Saat ini, para pemimpin dari 178 negara tengah berkumpul di Jenewa untuk mengambil keputusan penting yang akan menentukan masa depan perjanjian plastik global yang mengikat dan ambisius. Di tengah proses ini, berbagai perwakilan masyarakat sipil juga hadir. Mereka menyuarakan mendesak para pemimpin dunia agar tidak melupakan kepentingan jangka panjang umat manusia dan kelestarian lingkungan.
“Seiring negosiasi hampir mencapai tahap akhir, kami mendesak para delegasi untuk mengingat mandatnya, yaitu mengakhiri polusi plastik dan melindungi kesehatan manusia serta lingkungan, di sepanjang siklus hidup plastik,” ujar pendiri Nexus3 Foundation, Yuyun Ismawati dalam keterangan tertulisnya, Senin (11/8).
Yuyun menyatakan bahwa dunia tidak bisa lagi melanjutkan produksi dan konsumsi plastik yang tidak berkelanjutan. Menurutnya, satu-satunya cara untuk mengatasi krisis ini adalah dengan membatasi produksi plastik, mengendalikan penggunaan bahan kimia beracun, serta mengurangi subsidi bagi produsen plastik.
Sejumlah negara di Asia Tenggara juga telah menunjukkan ambisi besar dalam negosiasi. Mereka mengajukan proposal untuk mengurangi produksi plastik, menghapus bahan kimia beracun, meningkatkan transparansi dan keterlacakan bahan kimia, serta mempromosikan sistem guna ulang, isi ulang, perbaikan, dan pengurangan plastik bebas racun.

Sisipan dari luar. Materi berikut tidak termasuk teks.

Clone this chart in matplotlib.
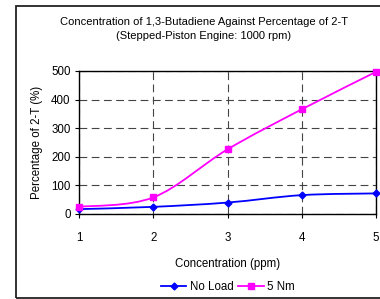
import matplotlib
matplotlib.use("Agg")
import matplotlib.pyplot as plt
import numpy as np
from matplotlib.lines import Line2D
from matplotlib.patches import PathPatch, Rectangle
from matplotlib.path import Path

plt.rcParams["font.family"] = ["Liberation Sans", "DejaVu Sans"]

conc = [1, 2, 3, 4, 5]
no_load = [17, 25, 40, 66, 72]
nm5 = [25, 58, 226, 366, 497]
yticks = [0, 100, 200, 300, 400, 500]

BLUE, MAGENTA = "#0000ff", "#ff00ff"


def smooth_path(x, y):
    # Excel-style smoothed line: Catmull-Rom segments as cubic Beziers
    p = np.column_stack([x, y]).astype(float)
    verts, codes = [p[0]], [Path.MOVETO]
    n = len(p)
    for i in range(n - 1):
        p0 = p[i - 1] if i > 0 else p[i]
        p3 = p[i + 2] if i + 2 < n else p[i + 1]
        c1 = p[i] + (p[i + 1] - p0) / 6
        c2 = p[i + 1] - (p3 - p[i]) / 6
        verts += [c1, c2, p[i + 1]]
        codes += [Path.CURVE4] * 3
    return Path(verts, codes)


fig = plt.figure(figsize=(3.8, 2.99), dpi=100)
fig.patches.append(Rectangle((16 / 380, 1 / 299), 1.0, 292 / 299, transform=fig.transFigure,
                             fill=False, ec="#222222", lw=1.3))
ax = fig.add_axes([79 / 380, 1 - 214 / 299, 297 / 380, 143 / 299])

for ys, c, m, ms in ((no_load, BLUE, "D", 3.5), (nm5, MAGENTA, "s", 4.5)):
    ax.add_patch(PathPatch(smooth_path(conc, ys), fill=False, ec=c, lw=1.3, zorder=3))
    ax.plot(conc, ys, ls="none", marker=m, ms=ms, color=c, zorder=4, clip_on=False)

ax.set_xlim(1, 5)
ax.set_ylim(0, 500)
ax.set_xticks(conc)
ax.set_yticks(yticks)
ax.grid(True, ls=(0, (7, 4)), color="#444444", lw=0.8)
ax.tick_params(direction="out", length=3, width=0.8, labelsize=8.3, pad=3)
ax.tick_params(axis="x", pad=10)
for s in ax.spines.values():
    s.set_linewidth(1.0)
ax.set_xlabel("Concentration (ppm)", fontsize=8.3, labelpad=10)
ax.set_ylabel("Percentage of 2-T (%)", fontsize=8.3, labelpad=6)

fig.text(204 / 380, 1 - 22 / 299, "Concentration of 1,3-Butadiene Against Percentage of 2-T",
         ha="center", va="center", fontsize=8)
fig.text(204 / 380, 1 - 36 / 299, "(Stepped-Piston Engine: 1000 rpm)",
         ha="center", va="center", fontsize=8)

handles = [Line2D([], [], color=BLUE, lw=1.3, marker="D", ms=3.5),
           Line2D([], [], color=MAGENTA, lw=1.3, marker="s", ms=4.5)]
fig.legend(handles, ["No Load", "5 Nm"], loc="center", bbox_to_anchor=(228 / 380, 1 - 287 / 299),
           ncol=2, frameon=False, fontsize=8.3, handlelength=2.2, handletextpad=0.3,
           columnspacing=0.4, borderaxespad=0)

fig.savefig("out.png", dpi=100)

Namun, ambisi tersebut masih menunggu dukungan lebih lanjut. Lebih dari 100 negara telah menyatakan bahwa produksi plastik global saat ini sudah berlebih. Para ahli menekankan bahwa sangat penting untuk mengurangi dampak buruk plastik. Lebih dari 1.100 ilmuwan mendukung pernyataan ini.

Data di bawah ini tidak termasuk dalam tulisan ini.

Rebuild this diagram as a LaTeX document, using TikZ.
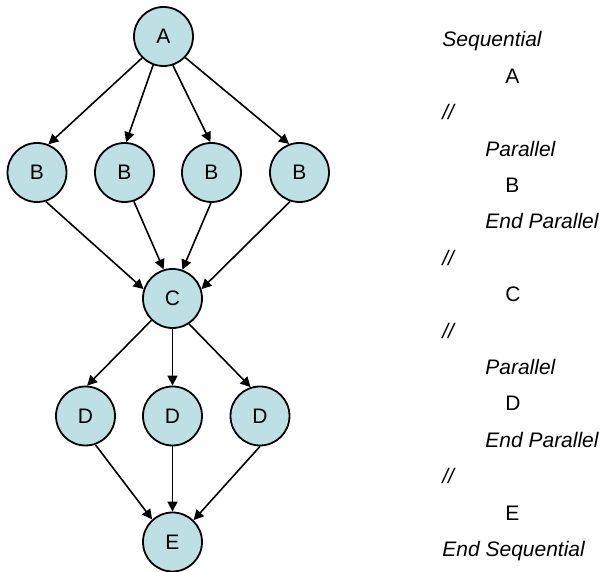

Pelobi Lemahkan Perjanjian Plastik
Direktur Pacific Environment Vietnam, Xuan Quach, juga menyampaikan seruannya kepada para negosiator untuk berempati. Ia meminta mereka memprioritaskan kepentingan jangka panjang seluruh kawasan di atas kepentingan sempit industri petrokimia dan plastik.

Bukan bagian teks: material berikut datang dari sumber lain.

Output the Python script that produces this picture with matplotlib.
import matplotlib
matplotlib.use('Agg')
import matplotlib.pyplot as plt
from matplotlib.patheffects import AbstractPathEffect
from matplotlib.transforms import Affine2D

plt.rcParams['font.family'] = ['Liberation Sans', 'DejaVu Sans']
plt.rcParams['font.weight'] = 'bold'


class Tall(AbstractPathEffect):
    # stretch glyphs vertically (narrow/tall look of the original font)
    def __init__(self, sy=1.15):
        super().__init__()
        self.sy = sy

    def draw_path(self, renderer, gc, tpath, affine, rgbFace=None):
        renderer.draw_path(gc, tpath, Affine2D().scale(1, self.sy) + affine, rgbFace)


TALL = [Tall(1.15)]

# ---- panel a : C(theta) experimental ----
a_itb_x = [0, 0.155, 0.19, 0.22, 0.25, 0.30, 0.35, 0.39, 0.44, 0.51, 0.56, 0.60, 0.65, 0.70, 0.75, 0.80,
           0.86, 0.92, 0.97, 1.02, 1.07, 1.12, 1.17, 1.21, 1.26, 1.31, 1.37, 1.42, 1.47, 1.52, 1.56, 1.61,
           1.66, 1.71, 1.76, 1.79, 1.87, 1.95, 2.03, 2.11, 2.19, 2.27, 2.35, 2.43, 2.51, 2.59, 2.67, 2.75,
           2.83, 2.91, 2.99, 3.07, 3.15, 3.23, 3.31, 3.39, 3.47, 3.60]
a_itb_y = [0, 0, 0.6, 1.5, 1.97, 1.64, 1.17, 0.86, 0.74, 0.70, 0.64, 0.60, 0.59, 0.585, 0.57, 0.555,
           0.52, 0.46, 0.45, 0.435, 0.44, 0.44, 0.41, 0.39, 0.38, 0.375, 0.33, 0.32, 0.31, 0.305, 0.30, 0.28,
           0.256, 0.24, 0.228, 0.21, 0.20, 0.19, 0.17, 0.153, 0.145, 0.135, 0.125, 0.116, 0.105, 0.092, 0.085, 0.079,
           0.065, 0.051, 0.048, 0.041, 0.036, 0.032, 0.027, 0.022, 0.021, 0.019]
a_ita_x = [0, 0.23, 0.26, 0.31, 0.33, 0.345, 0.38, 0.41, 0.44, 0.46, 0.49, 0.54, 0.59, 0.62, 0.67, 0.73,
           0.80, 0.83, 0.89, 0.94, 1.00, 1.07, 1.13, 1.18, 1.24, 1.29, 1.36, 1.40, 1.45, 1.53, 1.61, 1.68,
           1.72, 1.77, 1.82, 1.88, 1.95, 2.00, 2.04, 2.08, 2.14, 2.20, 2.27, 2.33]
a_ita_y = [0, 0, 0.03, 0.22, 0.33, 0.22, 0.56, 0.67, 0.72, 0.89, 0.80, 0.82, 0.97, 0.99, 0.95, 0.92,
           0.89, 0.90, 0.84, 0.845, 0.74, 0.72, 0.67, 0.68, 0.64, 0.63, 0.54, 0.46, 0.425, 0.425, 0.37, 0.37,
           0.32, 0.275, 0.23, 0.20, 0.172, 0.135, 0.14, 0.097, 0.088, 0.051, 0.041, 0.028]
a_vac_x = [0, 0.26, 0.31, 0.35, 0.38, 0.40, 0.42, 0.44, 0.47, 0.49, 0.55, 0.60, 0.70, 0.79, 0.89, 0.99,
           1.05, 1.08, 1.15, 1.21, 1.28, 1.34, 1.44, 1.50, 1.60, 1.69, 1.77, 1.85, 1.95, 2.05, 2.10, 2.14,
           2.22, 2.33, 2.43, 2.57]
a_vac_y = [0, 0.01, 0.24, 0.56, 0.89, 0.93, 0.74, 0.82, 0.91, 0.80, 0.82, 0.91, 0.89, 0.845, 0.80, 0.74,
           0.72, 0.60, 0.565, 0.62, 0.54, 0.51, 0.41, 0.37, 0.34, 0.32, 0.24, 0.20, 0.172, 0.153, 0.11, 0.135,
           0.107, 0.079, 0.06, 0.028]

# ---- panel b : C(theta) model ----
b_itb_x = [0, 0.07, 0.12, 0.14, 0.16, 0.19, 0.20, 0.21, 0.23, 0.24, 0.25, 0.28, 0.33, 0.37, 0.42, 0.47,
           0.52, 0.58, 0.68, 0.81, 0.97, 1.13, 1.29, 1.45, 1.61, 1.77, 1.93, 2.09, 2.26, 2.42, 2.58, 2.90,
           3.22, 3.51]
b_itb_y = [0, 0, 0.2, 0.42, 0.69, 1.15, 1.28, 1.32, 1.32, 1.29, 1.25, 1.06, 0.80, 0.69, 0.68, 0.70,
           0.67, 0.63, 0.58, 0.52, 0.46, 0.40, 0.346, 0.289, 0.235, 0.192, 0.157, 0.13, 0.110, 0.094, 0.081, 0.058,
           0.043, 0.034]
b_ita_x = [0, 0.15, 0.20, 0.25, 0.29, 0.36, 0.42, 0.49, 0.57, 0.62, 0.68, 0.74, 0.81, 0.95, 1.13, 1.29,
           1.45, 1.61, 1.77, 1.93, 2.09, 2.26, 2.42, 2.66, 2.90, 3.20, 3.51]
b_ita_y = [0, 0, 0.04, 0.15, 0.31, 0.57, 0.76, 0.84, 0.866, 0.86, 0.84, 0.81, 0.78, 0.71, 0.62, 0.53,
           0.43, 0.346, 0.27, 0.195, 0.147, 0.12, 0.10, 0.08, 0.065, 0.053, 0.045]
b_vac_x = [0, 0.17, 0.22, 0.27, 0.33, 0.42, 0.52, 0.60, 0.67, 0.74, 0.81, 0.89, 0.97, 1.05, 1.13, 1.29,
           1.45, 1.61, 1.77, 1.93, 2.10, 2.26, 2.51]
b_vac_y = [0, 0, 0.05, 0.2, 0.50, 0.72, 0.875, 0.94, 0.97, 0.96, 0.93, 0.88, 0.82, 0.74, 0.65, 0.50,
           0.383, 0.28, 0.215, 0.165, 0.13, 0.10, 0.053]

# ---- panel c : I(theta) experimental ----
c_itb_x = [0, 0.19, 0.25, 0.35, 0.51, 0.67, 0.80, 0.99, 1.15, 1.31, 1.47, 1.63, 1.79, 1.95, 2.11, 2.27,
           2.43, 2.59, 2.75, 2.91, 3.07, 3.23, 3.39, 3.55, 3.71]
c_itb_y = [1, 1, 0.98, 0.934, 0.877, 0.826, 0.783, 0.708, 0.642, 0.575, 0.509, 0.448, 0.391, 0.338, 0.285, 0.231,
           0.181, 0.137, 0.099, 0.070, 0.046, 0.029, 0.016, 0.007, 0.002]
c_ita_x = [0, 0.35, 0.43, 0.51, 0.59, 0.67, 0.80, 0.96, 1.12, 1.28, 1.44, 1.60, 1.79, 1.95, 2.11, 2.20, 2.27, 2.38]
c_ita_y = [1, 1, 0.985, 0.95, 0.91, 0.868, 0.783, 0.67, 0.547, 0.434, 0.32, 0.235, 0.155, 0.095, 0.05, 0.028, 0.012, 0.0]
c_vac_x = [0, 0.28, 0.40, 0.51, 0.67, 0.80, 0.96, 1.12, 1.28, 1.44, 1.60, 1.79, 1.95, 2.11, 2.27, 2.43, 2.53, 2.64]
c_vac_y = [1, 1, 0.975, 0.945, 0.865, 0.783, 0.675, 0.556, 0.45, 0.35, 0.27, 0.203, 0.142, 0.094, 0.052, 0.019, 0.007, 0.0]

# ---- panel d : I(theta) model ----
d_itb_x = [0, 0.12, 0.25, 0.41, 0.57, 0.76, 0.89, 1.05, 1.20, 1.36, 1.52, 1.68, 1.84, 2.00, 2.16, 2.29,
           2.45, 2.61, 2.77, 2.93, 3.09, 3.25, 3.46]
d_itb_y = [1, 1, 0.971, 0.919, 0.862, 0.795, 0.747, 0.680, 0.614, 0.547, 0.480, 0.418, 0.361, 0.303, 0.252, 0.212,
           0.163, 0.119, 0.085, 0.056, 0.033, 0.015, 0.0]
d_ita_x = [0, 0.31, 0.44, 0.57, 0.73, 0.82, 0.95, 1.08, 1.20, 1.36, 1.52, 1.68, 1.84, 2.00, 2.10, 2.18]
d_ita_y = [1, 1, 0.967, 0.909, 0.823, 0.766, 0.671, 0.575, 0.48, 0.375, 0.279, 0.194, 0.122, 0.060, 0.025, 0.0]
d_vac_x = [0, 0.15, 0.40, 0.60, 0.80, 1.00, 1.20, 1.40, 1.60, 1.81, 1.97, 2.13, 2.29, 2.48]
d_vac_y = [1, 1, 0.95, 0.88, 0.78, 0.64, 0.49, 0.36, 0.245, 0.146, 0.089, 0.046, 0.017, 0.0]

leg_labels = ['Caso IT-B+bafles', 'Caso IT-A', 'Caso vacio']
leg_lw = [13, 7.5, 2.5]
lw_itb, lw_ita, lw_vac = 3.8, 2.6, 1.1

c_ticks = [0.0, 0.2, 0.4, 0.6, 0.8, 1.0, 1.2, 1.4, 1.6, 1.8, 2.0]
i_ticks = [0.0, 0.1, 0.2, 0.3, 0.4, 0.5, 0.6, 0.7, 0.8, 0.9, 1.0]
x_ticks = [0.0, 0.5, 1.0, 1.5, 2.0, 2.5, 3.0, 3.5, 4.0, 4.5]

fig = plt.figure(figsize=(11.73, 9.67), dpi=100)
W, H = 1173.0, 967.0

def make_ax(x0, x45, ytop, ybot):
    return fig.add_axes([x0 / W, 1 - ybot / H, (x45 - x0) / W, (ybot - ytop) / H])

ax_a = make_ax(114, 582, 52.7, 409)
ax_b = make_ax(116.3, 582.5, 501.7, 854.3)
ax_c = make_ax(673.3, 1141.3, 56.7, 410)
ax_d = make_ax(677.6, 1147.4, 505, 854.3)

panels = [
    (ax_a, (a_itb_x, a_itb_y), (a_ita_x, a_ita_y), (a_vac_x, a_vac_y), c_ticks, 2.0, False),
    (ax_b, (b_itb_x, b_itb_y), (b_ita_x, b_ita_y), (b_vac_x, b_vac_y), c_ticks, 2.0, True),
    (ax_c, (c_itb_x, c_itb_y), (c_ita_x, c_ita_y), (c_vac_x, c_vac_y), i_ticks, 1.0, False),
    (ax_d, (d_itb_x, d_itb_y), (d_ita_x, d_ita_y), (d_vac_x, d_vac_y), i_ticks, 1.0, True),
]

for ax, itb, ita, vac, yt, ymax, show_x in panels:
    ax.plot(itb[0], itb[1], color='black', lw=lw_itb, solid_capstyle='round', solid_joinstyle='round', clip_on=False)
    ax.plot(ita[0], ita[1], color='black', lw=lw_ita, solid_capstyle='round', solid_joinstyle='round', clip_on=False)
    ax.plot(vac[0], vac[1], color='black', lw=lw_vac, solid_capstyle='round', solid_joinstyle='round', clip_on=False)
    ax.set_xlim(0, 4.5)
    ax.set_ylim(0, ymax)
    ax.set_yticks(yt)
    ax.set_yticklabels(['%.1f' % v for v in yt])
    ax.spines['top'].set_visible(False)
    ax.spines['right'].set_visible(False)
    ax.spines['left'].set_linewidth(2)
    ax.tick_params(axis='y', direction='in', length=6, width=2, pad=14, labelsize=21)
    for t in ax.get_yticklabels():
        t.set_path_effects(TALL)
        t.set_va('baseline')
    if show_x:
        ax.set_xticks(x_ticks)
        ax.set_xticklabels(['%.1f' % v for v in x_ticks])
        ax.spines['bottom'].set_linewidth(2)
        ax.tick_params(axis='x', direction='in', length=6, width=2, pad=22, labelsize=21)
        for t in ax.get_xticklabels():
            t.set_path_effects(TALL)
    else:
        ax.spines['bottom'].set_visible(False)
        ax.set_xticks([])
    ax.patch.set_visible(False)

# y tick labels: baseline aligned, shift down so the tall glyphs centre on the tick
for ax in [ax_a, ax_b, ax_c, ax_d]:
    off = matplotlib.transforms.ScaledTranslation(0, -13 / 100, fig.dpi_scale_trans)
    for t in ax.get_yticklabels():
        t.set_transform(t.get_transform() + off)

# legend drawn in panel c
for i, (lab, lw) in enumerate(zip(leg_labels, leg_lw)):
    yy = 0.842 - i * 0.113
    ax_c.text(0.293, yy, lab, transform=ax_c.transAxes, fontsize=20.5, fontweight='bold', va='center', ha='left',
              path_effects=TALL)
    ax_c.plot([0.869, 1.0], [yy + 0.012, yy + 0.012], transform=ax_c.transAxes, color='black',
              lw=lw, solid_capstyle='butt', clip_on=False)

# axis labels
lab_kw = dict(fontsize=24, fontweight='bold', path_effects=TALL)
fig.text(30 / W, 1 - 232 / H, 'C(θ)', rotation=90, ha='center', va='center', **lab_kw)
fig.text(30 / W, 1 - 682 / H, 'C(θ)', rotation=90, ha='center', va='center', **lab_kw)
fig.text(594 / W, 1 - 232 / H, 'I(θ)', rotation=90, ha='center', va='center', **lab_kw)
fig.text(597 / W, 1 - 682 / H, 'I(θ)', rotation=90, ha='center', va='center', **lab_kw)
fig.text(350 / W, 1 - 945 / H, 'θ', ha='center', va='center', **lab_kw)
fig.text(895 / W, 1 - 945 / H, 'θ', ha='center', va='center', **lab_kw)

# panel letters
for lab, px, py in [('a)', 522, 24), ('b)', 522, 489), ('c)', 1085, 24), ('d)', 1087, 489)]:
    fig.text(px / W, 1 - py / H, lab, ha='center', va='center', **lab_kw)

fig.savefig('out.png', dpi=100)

“Kami mendesak mereka untuk tidak mengorbankan lingkungan demi keuntungan ekonomi jangka pendek. Pikirkan generasi mendatang, dampak perubahan iklim pada kelompok rentan, dan kebutuhan mendesak untuk produksi dan konsumsi yang berkelanjutan,” kata Xuan.
Namun, di balik dorongan untuk perubahan ini, upaya negosiasi masih dibayangi tekanan besar dari industri. Negara-negara besar produsen petrokimia serta 234 perwakilan industri petrokimia dan bahan bakar fosil melakukan lobi besar-besaran.
Kepentingan mereka pun dinilai hanya untuk memperlambat negosiasi. Bahkan, melemahkan perjanjian yang hanya berfokus pada pengelolaan sampah.
Xuan menambahkan bahwa taktik seperti ini telah digunakan secara berulang dalam lima putaran negosiasi sebelumnya. Lalu, kini kembali terjadi di putaran keenam. Menurutnya, pendekatan semacam ini sudah terbukti gagal dalam menyelesaikan krisis plastik global.
Ironisnya, negara maju yang dipuji karena praktik pengelolaan sampah yang baik seringkali juga menjadi pengekspor besar sampah plastik yang membanjiri negara berkembang.